In a recent speech, an SEC Commissioner took the opportunity to voice her concern that the prevalence of non-public guidance now being conveyed by SEC staffers to certain market participants and their counsel is tantamount to what she terms “secret law” which, in her opinion, “crosses the line” of propriety.
SEC Commissioner Hester M. Peirce’s well-crafted speech, given in Washington at the recent SEC Speaks 2019 event, invokes imagery of the children’s novel The Secret Garden to posit her belief that the abundance and importance of non-public guidance being provided and relied upon by certain of the SEC’s divisions and offices has created a secret garden of its own within the SEC’s walls. As an example, she cites her hearing that “staff simply will not accept certain applications for entire categories of products or types of businesses for reasons not found in our rules.” Additionally, she notes hearing that “one particularly complex set of Commission rules does not matter much in practice because firms operate instead under a set of published and unpublished letters and other directives from staff.” She also references firms being examined “against the terms of draft no-action letters and notes of telephone calls with Commission staff.” In all of these cases, Peirce fears that the “line has been crossed” and that such activities amount to “secret law.”
That such “sub rosa guidance,” as she terms it, amounts to “secret law,” is in Peirce’s opinion undeniable. As she points out, while it is true that courts would be reluctant to defer to such staff guidance in a legal proceeding, it nonetheless does “as a practical matter, bind market participants, affecting the scope of their rights and obligations and limiting the range of permissible activities.”
In Peirce’s view, the harm of creating this secret law is obvious. According to Peirce, “it is not subject to processes to ensure that it conforms to our legislative authority; it is impossible to determine whether it applies to all similarly situated parties equally; and it is insulated from effective oversight or review, whether by the Commission or the courts.” Moreover, she highlights the unfairness of only those firms with “access to the high-priced lawyers who have gained a sight into the secret garden” obtaining a distinct competitive advantage vis-à-vis their dealings with the SEC.
Commissioner Peirce’s analysis of the matter is thorough and well worth the read. She begins her discussion with the ready admission that the securities markets—and the regulatory regimes which govern them—are extraordinarily complex and in need of both Commission-level and staff-level guidance.
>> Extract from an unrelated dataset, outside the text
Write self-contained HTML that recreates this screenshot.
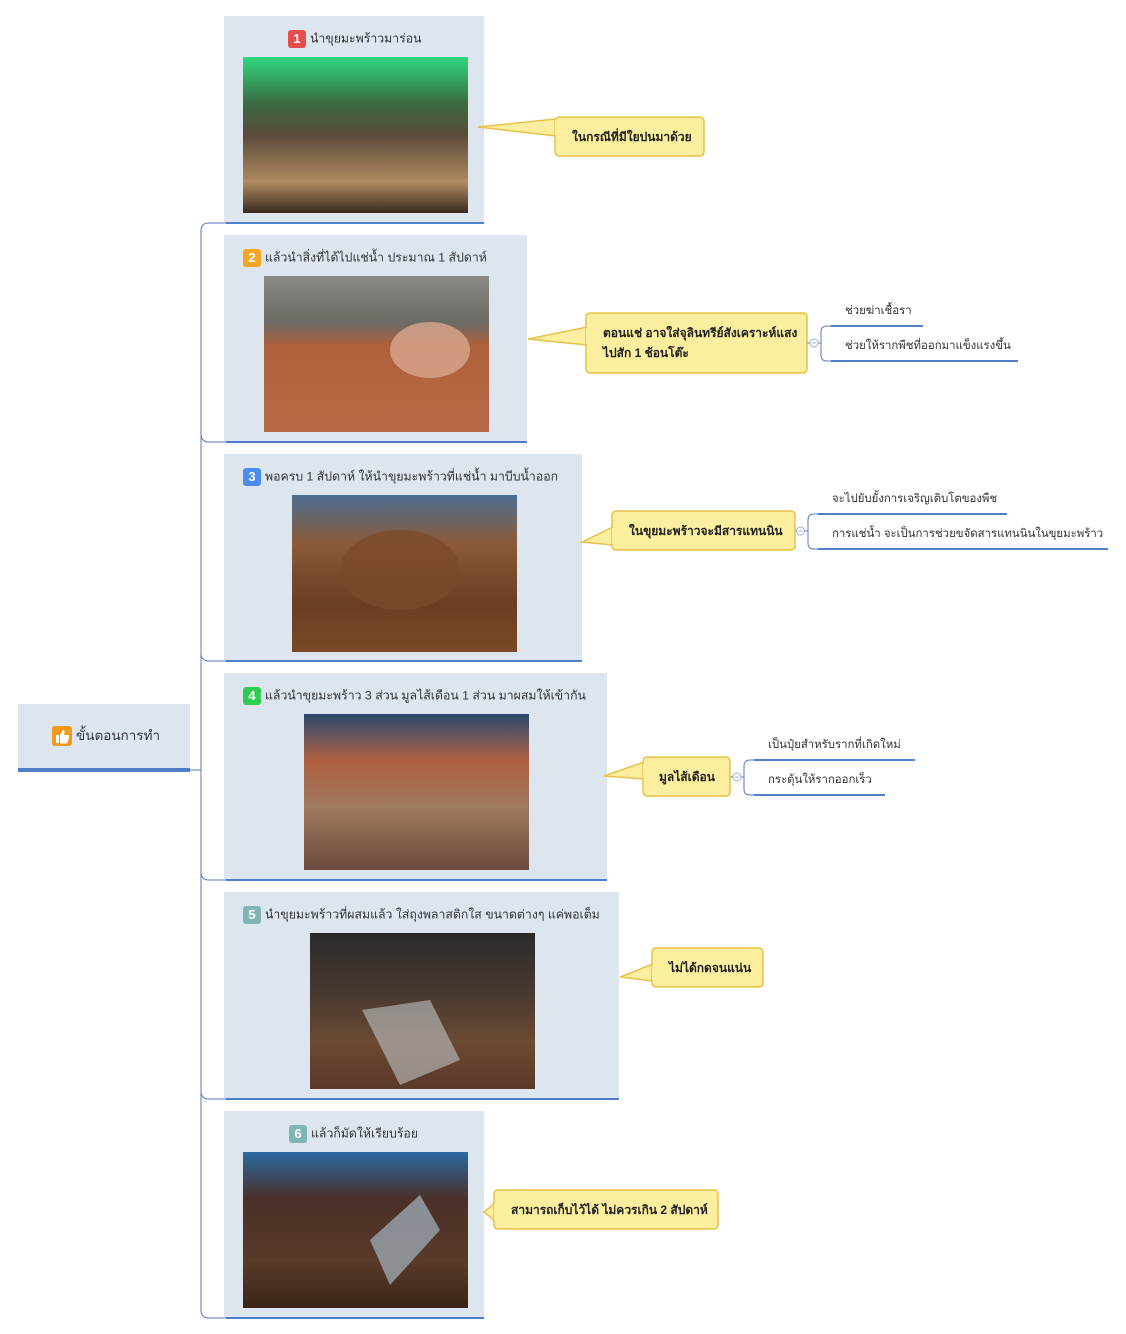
<!DOCTYPE html>
<html><head><meta charset="utf-8">
<style>
body{margin:0;width:1126px;height:1334px;background:#fff;position:relative;overflow:hidden;font-family:"Liberation Sans","DejaVu Sans",sans-serif;}
.t{position:absolute;font-size:12.3px;color:#333;white-space:nowrap;line-height:16px;}
.b{display:inline-block;width:18px;height:18px;border-radius:3px;color:#fff;font-weight:bold;text-align:center;line-height:18px;font-size:13px;margin-right:4px;vertical-align:middle}
.cb{position:absolute;font-size:12px;font-weight:bold;color:#222;white-space:nowrap;line-height:20px;}
.s{position:absolute;font-size:11.4px;color:#333;white-space:nowrap;line-height:16px;}
</style></head><body>
<svg width="1126" height="1334" style="position:absolute;left:0;top:0">
<defs>
<linearGradient id="g1" x1="0" y1="0" x2="0" y2="1"><stop offset="0" stop-color="#2fd880"/><stop offset="0.3" stop-color="#3a6a40"/><stop offset="0.5" stop-color="#5a4a3a"/><stop offset="0.8" stop-color="#b08a60"/><stop offset="1" stop-color="#3a2a20"/></linearGradient>
<linearGradient id="g2" x1="0" y1="0" x2="0" y2="1"><stop offset="0" stop-color="#8a8a86"/><stop offset="0.3" stop-color="#6d6a64"/><stop offset="0.45" stop-color="#b0603a"/><stop offset="1" stop-color="#b86a48"/></linearGradient>
<linearGradient id="g3" x1="0" y1="0" x2="0" y2="1"><stop offset="0" stop-color="#4a6e90"/><stop offset="0.3" stop-color="#8a5a3a"/><stop offset="0.7" stop-color="#6a3e22"/><stop offset="1" stop-color="#7a4a28"/></linearGradient>
<linearGradient id="g4" x1="0" y1="0" x2="0" y2="1"><stop offset="0" stop-color="#2a4a70"/><stop offset="0.3" stop-color="#b06040"/><stop offset="0.6" stop-color="#a07a60"/><stop offset="1" stop-color="#6a4a3a"/></linearGradient>
<linearGradient id="g5" x1="0" y1="0" x2="0" y2="1"><stop offset="0" stop-color="#2a2a2a"/><stop offset="0.4" stop-color="#4a3a30"/><stop offset="0.7" stop-color="#6a4a32"/><stop offset="1" stop-color="#5a3a28"/></linearGradient>
<linearGradient id="g6" x1="0" y1="0" x2="0" y2="1"><stop offset="0" stop-color="#2a6aa0"/><stop offset="0.3" stop-color="#4a3028"/><stop offset="0.7" stop-color="#5a3a28"/><stop offset="1" stop-color="#3a2418"/></linearGradient>
</defs>
<g fill="#dde5ef">
<rect x="18" y="704" width="172" height="66"/>
<rect x="224" y="16" width="260" height="207"/>
<rect x="224" y="235" width="303" height="207"/>
<rect x="224" y="454" width="358" height="207"/>
<rect x="224" y="673" width="383" height="207"/>
<rect x="224" y="892" width="395" height="207"/>
<rect x="224" y="1111" width="260" height="207"/>
</g>
<rect x="243" y="57" width="225" height="156" fill="url(#g1)"/>
<rect x="264" y="276" width="225" height="156" fill="url(#g2)"/>
<rect x="292" y="495" width="225" height="157" fill="url(#g3)"/>
<rect x="304" y="714" width="225" height="156" fill="url(#g4)"/>
<rect x="310" y="933" width="225" height="156" fill="url(#g5)"/>
<rect x="243" y="1152" width="225" height="156" fill="url(#g6)"/>
<ellipse cx="430" cy="350" rx="40" ry="28" fill="#d8a890" opacity="0.8"/>
<ellipse cx="400" cy="570" rx="60" ry="40" fill="#7a4a2c" opacity="0.8"/>
<polygon points="370,1240 420,1195 440,1230 390,1285" fill="#9aa6b0" opacity="0.8"/>
<polygon points="362,1010 430,1000 460,1060 400,1085" fill="#c0c4c8" opacity="0.6"/>
<rect x="18" y="768" width="172" height="4" fill="#4f7fc8"/>
<g stroke="#4f7fc8" stroke-width="2" fill="none">
<line x1="226" y1="223" x2="484" y2="223"/>
<line x1="226" y1="442" x2="527" y2="442"/>
<line x1="226" y1="661" x2="582" y2="661"/>
<line x1="226" y1="880" x2="607" y2="880"/>
<line x1="226" y1="1099" x2="619" y2="1099"/>
<line x1="226" y1="1318" x2="484" y2="1318"/>
<line x1="831" y1="326" x2="923" y2="326"/>
<line x1="831" y1="361" x2="1018" y2="361"/>
<line x1="818" y1="514" x2="1007" y2="514"/>
<line x1="818" y1="549" x2="1108" y2="549"/>
<line x1="754" y1="760" x2="915" y2="760"/>
<line x1="754" y1="795" x2="885" y2="795"/>
</g>
<g stroke="#5a78c0" stroke-width="1" fill="none">
<path d="M226,223 H209 Q201,223 201,231 V1310 Q201,1318 209,1318 H226"/>
<path d="M201,434 Q201,442 209,442 H226 M201,653 Q201,661 209,661 H226 M201,872 Q201,880 209,880 H226 M201,1091 Q201,1099 209,1099 H226"/>
<line x1="190" y1="770" x2="201" y2="770"/>
<path d="M831,326 H827 Q821,326 821,332 V355 Q821,361 827,361 H831"/>
<path d="M818,514 H814 Q808,514 808,520 V543 Q808,549 814,549 H818"/>
<path d="M754,760 H750 Q744,760 744,766 V789 Q744,795 750,795 H754"/>
<line x1="807" y1="343" x2="810" y2="343"/><line x1="818" y1="343" x2="821" y2="343"/>
<line x1="795" y1="531" x2="797" y2="531"/><line x1="804" y1="531" x2="808" y2="531"/>
<line x1="730" y1="777" x2="733" y2="777"/><line x1="741" y1="777" x2="744" y2="777"/>
</g>
<g fill="#fff" stroke="#9ab0d8" stroke-width="1">
<circle cx="814" cy="343" r="4"/><circle cx="800.5" cy="531" r="4"/><circle cx="737" cy="777" r="4"/>
</g>
<g stroke="#9ab0d8" stroke-width="1"><line x1="812" y1="343" x2="816" y2="343"/><line x1="798.5" y1="531" x2="802.5" y2="531"/><line x1="735" y1="777" x2="739" y2="777"/></g>
<g fill="#fbee9e" stroke="#e6c24a" stroke-width="1.5">
<polygon points="478,127 556,119 556,136"/><rect x="555" y="117" width="149" height="39" rx="4"/>
<polygon points="528,339 587,327 587,345"/><rect x="586" y="313" width="221" height="60" rx="4"/>
<polygon points="582,542 613,527 613,545"/><rect x="612" y="511" width="183" height="39" rx="4"/>
<polygon points="604,776 644,762 644,779"/><rect x="643" y="757" width="87" height="39" rx="4"/>
<polygon points="620,977 653,964 653,981"/><rect x="652" y="948" width="111" height="39" rx="4"/>
<polygon points="484,1212 495,1203 495,1221"/><rect x="494" y="1190" width="224" height="39" rx="4"/>
</g>
<g fill="#fbee9e">
<rect x="555" y="120" width="3" height="15"/><rect x="586" y="328" width="3" height="16"/>
<rect x="612" y="528" width="3" height="16"/><rect x="643" y="763" width="3" height="15"/>
<rect x="652" y="965" width="3" height="15"/><rect x="494" y="1204" width="3" height="16"/>
</g>
<rect x="52" y="726" width="20" height="20" rx="3" fill="#f39a1a"/>
<path d="M56,735 h3 v8 h-3z M60,735 l3,-5 q2,0 1.5,3 l-0.5,2 h4 q1.5,0 1.2,1.5 l-1.5,6 q-0.4,1 -1.4,1 h-6.3z" fill="#fff"/>
</svg>
<div class="t" style="left:76px;top:728px;font-size:13.5px;color:#334">ขั้นตอนการทำ</div>
<div class="t" style="left:288px;top:30px;"><span class="b" style="background:#e84c4c">1</span>นำขุยมะพร้าวมาร่อน</div>
<div class="t" style="left:243px;top:249px;"><span class="b" style="background:#f5a623">2</span>แล้วนำสิ่งที่ได้ไปแช่น้ำ ประมาณ 1 สัปดาห์</div>
<div class="t" style="left:243px;top:468px;"><span class="b" style="background:#4a8cf0">3</span>พอครบ 1 สัปดาห์ ให้นำขุยมะพร้าวที่แช่น้ำ มาบีบน้ำออก</div>
<div class="t" style="left:243px;top:687px;"><span class="b" style="background:#2ecc52">4</span>แล้วนำขุยมะพร้าว 3 ส่วน มูลไส้เดือน 1 ส่วน มาผสมให้เข้ากัน</div>
<div class="t" style="left:243px;top:906px;"><span class="b" style="background:#7fb5b5">5</span>นำขุยมะพร้าวที่ผสมแล้ว ใส่ถุงพลาสติกใส ขนาดต่างๆ แค่พอเต็ม</div>
<div class="t" style="left:289px;top:1125px;"><span class="b" style="background:#7fb5b5">6</span>แล้วก็มัดให้เรียบร้อย</div>
<div class="cb" style="left:572px;top:127px;">ในกรณีที่มีใยปนมาด้วย</div>
<div class="cb" style="left:603px;top:323px;">ตอนแช่ อาจใส่จุลินทรีย์สังเคราะห์แสง<br>ไปสัก 1 ช้อนโต๊ะ</div>
<div class="cb" style="left:629px;top:521px;">ในขุยมะพร้าวจะมีสารแทนนิน</div>
<div class="cb" style="left:659px;top:767px;">มูลไส้เดือน</div>
<div class="cb" style="left:669px;top:958px;">ไม่ได้กดจนแน่น</div>
<div class="cb" style="left:511px;top:1200px;">สามารถเก็บไว้ได้ ไม่ควรเกิน 2 สัปดาห์</div>
<div class="s" style="left:845px;top:303px;">ช่วยฆ่าเชื้อรา</div>
<div class="s" style="left:845px;top:338px;">ช่วยให้รากพืชที่ออกมาแข็งแรงขึ้น</div>
<div class="s" style="left:832px;top:491px;">จะไปยับยั้งการเจริญเติบโตของพืช</div>
<div class="s" style="left:832px;top:526px;">การแช่น้ำ จะเป็นการช่วยขจัดสารแทนนินในขุยมะพร้าว</div>
<div class="s" style="left:768px;top:737px;">เป็นปุ๋ยสำหรับรากที่เกิดใหม่</div>
<div class="s" style="left:768px;top:772px;">กระตุ้นให้รากออกเร็ว</div>
</body></html>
She is careful to distinguish the staff’s public “no-action letter” process, which has been fully transparent for the last 50-plus years, referring to such letters as “extraordinarily helpful” when public. No-action letters are, of course, written staff responses to specific fact pattern inquiries submitted by interested persons, wherein the staff will opine on the fact pattern and state whether or not the staff would recommend enforcement or other disciplinary “action” based upon the fact pattern. Indeed, Peirce spends a fair amount of time in her speech discussing the early history of the no-action letter process (when they were issued privately), and the inherent unfairness of such non-public guidance.
Peirce cites the benefits of a fully-transparent no-action letter process as including enhanced consistency across time and across similarly-situated market participants. She also believes that it keeps the staff accountable to both the public and the Commission itself. And importantly, she argues that it “sheds public light on areas where our rules may be clunky or ambiguous or where they are producing unintended results.”
In this light, it is clear where Commissioner Peirce’s caution is placed, and we tend to agree with her warning. She is basically saying that guidance akin to that provided in public no-action letters is being privately and selectively applied. It is easy to see how this would advantage those “in-the-know” participants while distinctly disadvantaging those participants not privy to these private (and potentially frequent) interactions with SEC staffers. At this point, it is unclear as to what if any policy recommendations or rule-making Peirce may ultimately advance on this topic—or if she has any additional advocates on the Commission in this regard. In any event, this is an interesting policy initiative within the executive suite of the SEC, and one that we will continue to monitor for future developments.